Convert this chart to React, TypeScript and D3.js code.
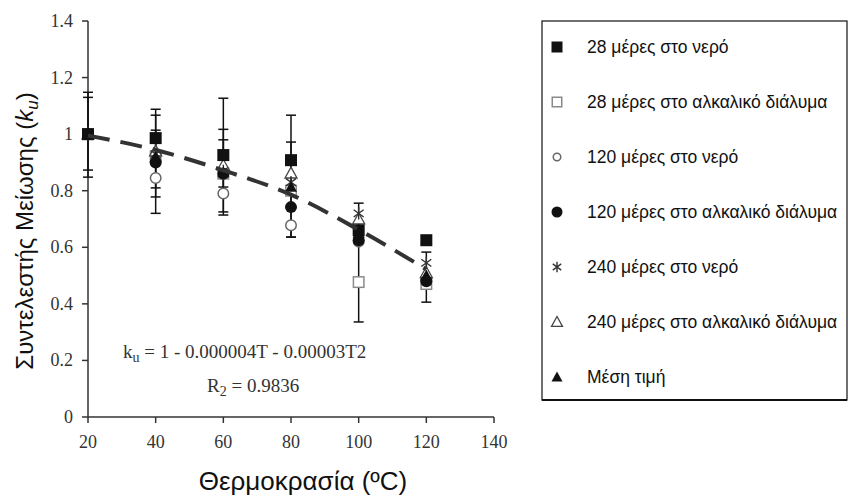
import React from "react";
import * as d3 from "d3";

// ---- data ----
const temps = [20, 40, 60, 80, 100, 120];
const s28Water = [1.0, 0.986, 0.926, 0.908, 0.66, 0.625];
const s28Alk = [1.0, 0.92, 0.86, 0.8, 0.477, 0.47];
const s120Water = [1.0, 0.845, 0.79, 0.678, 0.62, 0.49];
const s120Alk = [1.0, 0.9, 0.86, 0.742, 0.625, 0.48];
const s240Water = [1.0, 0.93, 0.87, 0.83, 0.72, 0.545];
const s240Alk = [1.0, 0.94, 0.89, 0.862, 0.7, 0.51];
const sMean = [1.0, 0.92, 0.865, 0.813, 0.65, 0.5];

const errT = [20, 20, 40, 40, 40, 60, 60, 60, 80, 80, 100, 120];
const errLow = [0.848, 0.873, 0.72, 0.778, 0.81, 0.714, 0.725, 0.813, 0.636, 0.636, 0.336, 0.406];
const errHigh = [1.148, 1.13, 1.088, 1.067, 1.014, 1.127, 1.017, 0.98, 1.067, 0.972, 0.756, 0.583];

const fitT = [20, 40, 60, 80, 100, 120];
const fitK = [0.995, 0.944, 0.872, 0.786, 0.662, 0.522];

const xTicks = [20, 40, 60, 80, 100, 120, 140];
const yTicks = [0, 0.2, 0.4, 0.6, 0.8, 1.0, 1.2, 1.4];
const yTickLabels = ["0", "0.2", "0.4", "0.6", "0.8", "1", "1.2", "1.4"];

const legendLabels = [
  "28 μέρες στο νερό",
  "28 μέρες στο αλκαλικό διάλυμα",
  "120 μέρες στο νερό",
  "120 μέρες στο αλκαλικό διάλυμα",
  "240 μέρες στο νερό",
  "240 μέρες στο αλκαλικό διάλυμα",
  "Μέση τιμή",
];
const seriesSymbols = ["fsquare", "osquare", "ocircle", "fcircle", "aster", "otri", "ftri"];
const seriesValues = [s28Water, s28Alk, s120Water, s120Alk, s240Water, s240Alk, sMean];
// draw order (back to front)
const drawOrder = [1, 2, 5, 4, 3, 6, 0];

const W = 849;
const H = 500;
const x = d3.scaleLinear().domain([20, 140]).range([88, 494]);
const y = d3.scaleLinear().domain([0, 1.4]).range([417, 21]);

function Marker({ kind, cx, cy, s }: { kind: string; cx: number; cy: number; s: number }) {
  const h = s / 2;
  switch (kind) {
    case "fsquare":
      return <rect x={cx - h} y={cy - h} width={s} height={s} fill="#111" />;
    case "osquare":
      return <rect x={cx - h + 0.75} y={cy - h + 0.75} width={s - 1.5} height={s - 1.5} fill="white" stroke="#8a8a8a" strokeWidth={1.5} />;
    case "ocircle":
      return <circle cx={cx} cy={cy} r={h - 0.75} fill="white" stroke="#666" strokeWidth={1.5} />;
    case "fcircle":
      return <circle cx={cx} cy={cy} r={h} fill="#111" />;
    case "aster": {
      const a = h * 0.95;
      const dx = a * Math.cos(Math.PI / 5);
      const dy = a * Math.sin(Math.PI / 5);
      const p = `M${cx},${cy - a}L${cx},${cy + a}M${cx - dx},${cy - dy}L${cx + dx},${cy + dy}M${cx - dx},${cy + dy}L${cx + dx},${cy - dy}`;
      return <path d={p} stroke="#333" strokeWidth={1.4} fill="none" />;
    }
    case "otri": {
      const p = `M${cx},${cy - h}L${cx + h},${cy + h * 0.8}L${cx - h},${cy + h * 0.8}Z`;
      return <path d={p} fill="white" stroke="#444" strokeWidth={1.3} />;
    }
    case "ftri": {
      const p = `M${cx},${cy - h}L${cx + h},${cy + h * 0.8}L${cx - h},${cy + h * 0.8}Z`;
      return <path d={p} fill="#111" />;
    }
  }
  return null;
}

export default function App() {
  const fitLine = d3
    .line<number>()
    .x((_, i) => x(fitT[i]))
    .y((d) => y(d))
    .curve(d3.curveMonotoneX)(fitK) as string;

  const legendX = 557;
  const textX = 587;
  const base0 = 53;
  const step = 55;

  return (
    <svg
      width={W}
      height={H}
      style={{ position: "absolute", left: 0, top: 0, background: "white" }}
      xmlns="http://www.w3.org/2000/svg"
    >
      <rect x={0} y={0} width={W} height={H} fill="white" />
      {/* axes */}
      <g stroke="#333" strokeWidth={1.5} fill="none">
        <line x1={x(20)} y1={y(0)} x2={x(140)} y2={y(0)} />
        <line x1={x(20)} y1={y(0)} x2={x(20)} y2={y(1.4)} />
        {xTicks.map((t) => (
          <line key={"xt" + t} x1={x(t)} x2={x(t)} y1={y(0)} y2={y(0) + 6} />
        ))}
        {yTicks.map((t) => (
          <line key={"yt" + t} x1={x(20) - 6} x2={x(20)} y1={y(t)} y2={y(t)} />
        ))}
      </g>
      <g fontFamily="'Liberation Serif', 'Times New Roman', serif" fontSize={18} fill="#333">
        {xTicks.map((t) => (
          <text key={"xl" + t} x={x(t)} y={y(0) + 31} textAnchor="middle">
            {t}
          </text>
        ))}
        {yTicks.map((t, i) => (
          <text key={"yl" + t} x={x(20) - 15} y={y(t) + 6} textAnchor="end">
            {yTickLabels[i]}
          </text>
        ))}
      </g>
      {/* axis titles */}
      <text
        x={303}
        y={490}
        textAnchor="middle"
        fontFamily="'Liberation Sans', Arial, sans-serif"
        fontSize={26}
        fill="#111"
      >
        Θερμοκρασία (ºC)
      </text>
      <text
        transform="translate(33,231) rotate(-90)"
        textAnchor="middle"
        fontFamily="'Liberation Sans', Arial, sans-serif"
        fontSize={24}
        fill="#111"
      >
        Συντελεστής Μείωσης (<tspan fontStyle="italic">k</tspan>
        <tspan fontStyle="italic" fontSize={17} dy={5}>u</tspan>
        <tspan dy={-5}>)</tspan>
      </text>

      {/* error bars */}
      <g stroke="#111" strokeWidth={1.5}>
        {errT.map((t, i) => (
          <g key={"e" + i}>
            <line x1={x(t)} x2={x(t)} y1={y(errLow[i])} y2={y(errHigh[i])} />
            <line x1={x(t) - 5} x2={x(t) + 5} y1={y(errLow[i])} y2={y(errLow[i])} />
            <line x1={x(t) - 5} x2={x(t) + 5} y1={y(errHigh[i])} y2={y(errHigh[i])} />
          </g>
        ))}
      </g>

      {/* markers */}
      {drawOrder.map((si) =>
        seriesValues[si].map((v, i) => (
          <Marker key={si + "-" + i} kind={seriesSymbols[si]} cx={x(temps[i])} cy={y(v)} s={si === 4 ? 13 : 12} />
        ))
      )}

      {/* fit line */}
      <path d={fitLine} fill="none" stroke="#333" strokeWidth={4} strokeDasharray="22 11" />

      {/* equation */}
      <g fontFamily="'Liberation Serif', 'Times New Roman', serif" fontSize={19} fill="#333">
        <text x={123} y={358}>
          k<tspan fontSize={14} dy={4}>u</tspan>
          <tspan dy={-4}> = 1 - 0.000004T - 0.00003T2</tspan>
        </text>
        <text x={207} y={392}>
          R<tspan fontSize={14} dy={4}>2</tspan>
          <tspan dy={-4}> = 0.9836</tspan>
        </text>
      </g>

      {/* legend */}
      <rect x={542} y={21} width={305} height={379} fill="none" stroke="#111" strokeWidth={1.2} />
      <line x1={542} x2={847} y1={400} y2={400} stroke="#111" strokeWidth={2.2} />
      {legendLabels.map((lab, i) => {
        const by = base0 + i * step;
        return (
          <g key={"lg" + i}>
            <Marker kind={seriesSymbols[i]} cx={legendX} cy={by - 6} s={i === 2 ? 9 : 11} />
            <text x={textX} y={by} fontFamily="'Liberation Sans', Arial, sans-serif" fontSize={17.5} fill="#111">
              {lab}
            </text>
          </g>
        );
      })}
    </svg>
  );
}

• Work instructions
Track down every line of the material containing the string "React", and copy it.

• Complete response
Convert this chart to React, TypeScript and D3.js code.
import React from "react";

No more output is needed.